Indian food isn’t spicy – it’s full of spice. It’s not all about chillies and heat; it’s about building layers of flavour.
As Sunil says in the book, ‘I hope that I can encourage you, too, to cook something new using ingredients you’re already familiar with.’ After all, isn’t that the point of any cookbook?
Just don’t forget the mise en place.
Spice Box: Easy, Everyday Indian Food by Sunil Ghai is published by Penguin Sandycove.
To further prove my point about Ireland’s food scene, Philip is from Germany and moved to Ireland after he met and fell in love with Darina’s daughter, Emily, in New York. Who would have ever thought a fifth-generation German master butcher and an American writer would do a book all about pizza in Ireland? But that’s a story for another day.

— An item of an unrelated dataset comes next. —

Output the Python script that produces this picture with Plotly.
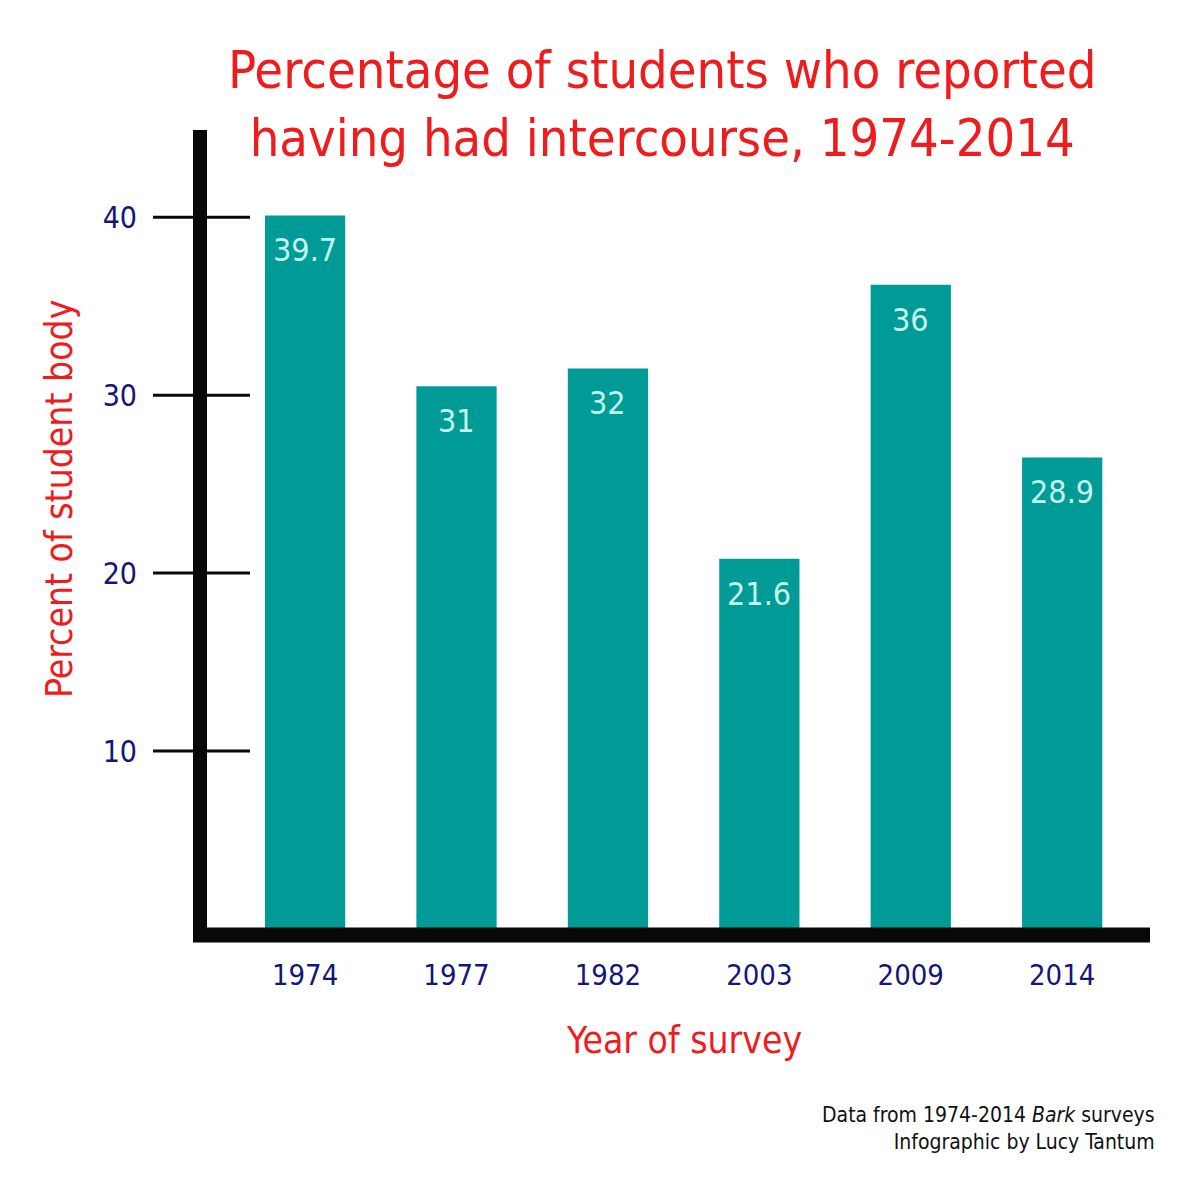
import plotly.graph_objects as go

years = ["1974", "1977", "1982", "2003", "2009", "2014"]
bar_heights = [40.1, 30.5, 31.5, 20.8, 36.2, 26.5]   # bar heights as drawn
bar_labels = ["39.7", "31", "32", "21.6", "36", "28.9"]  # printed values
y_ticks = [10, 20, 30, 40]

FONT = "Liberation Sans Narrow, DejaVu Sans Condensed, Roboto, sans-serif"
RED = "#ee1c1c"
NAVY = "#15157a"
TEAL = "#009b97"

# plot area in pixels: x 200..1150, y 130..935
PL, PR, PT, PB = 200, 1150, 130, 935
def px(x):
    return (x - PL) / (PR - PL)
def py(y):
    return (PB - y) / (PB - PT)

fig = go.Figure(go.Bar(
    x=years, y=bar_heights,
    marker=dict(color=TEAL, line=dict(width=0)),
    width=0.53,
    hoverinfo="skip",
))

shapes = []
shapes.append(dict(type="line", xref="paper", yref="paper", x0=0, x1=0,
                   y0=py(942), y1=1, line=dict(color="#080808", width=14)))
shapes.append(dict(type="line", xref="paper", yref="paper", x0=px(193), x1=1,
                   y0=0, y1=0, line=dict(color="#080808", width=15)))
for t in y_ticks:
    shapes.append(dict(type="line", xref="paper", yref="y", x0=px(153), x1=px(250),
                       y0=t, y1=t, line=dict(color="#080808", width=3)))

annotations = [
    dict(text="Percentage of students who reported<br>having had intercourse, 1974-2014",
         xref="paper", yref="paper", x=px(662), y=py(104), xanchor="center", yanchor="middle",
         showarrow=False, font=dict(family=FONT, size=52, color=RED)),
    dict(text="Percent of student body", textangle=-90,
         xref="paper", yref="paper", x=px(60), y=py(499), xanchor="center", yanchor="middle",
         showarrow=False, font=dict(family=FONT, size=37, color=RED)),
    dict(text="Year of survey",
         xref="paper", yref="paper", x=px(684), y=py(1040), xanchor="center", yanchor="middle",
         showarrow=False, font=dict(family=FONT, size=37, color=RED)),
    dict(text="Data from 1974-2014 <i>Bark</i> surveys<br>Infographic by Lucy Tantum",
         xref="paper", yref="paper", x=px(1157), y=py(1128), xanchor="right", yanchor="middle",
         align="right", showarrow=False,
         font=dict(family=FONT, size=21, color="#111111")),
]
for i, (h, lab) in enumerate(zip(bar_heights, bar_labels)):
    annotations.append(dict(text=lab, x=i, y=h, xref="x", yref="y",
                            xanchor="center", yanchor="top", yshift=-14,
                            showarrow=False,
                            font=dict(family=FONT, size=32, color="#c2f7ea")))

fig.update_layout(
    width=1200, height=1200,
    paper_bgcolor="white", plot_bgcolor="white",
    margin=dict(l=PL, r=1200 - PR, t=PT, b=1200 - PB),
    showlegend=False,
    shapes=shapes,
    annotations=annotations,
    font=dict(family=FONT),
    xaxis=dict(type="category", range=[-0.694, 5.58], showgrid=False, showline=False, zeroline=False,
               ticks="", tickfont=dict(family=FONT, size=29, color=NAVY),
               ticklabelstandoff=20),
    yaxis=dict(range=[-0.34, 44.9], showgrid=False, showline=False, zeroline=False,
               tickvals=y_ticks, ticktext=[str(t) for t in y_ticks], ticks="",
               tickfont=dict(family=FONT, size=30, color=NAVY),
               ticklabelstandoff=62),
)

fig.write_html("out.html")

Besides my favourite knife and chopping boards, those Arcoroc bowls have become the hardest-working equipment in my kitchen. I have the two smallest sizes and use them almost every day.
A lovely read Kristin! Yes to Mis en Place, and we do it without even clocking it, a bit like our use of approximations. Another thing to say is that the steps to a curry do change depending on where you're fro. Bengalis for instance will add a pinch of sugar to hot oil to caramelise it and add colour and a hint of sweetness to the curry. In the North, you don't just soften onions for a curry you get them to almost caramelise golden before adding further ingredients. The most important thing is to do additions in stages! Good luck to Sunil and you - a tremendous achievement!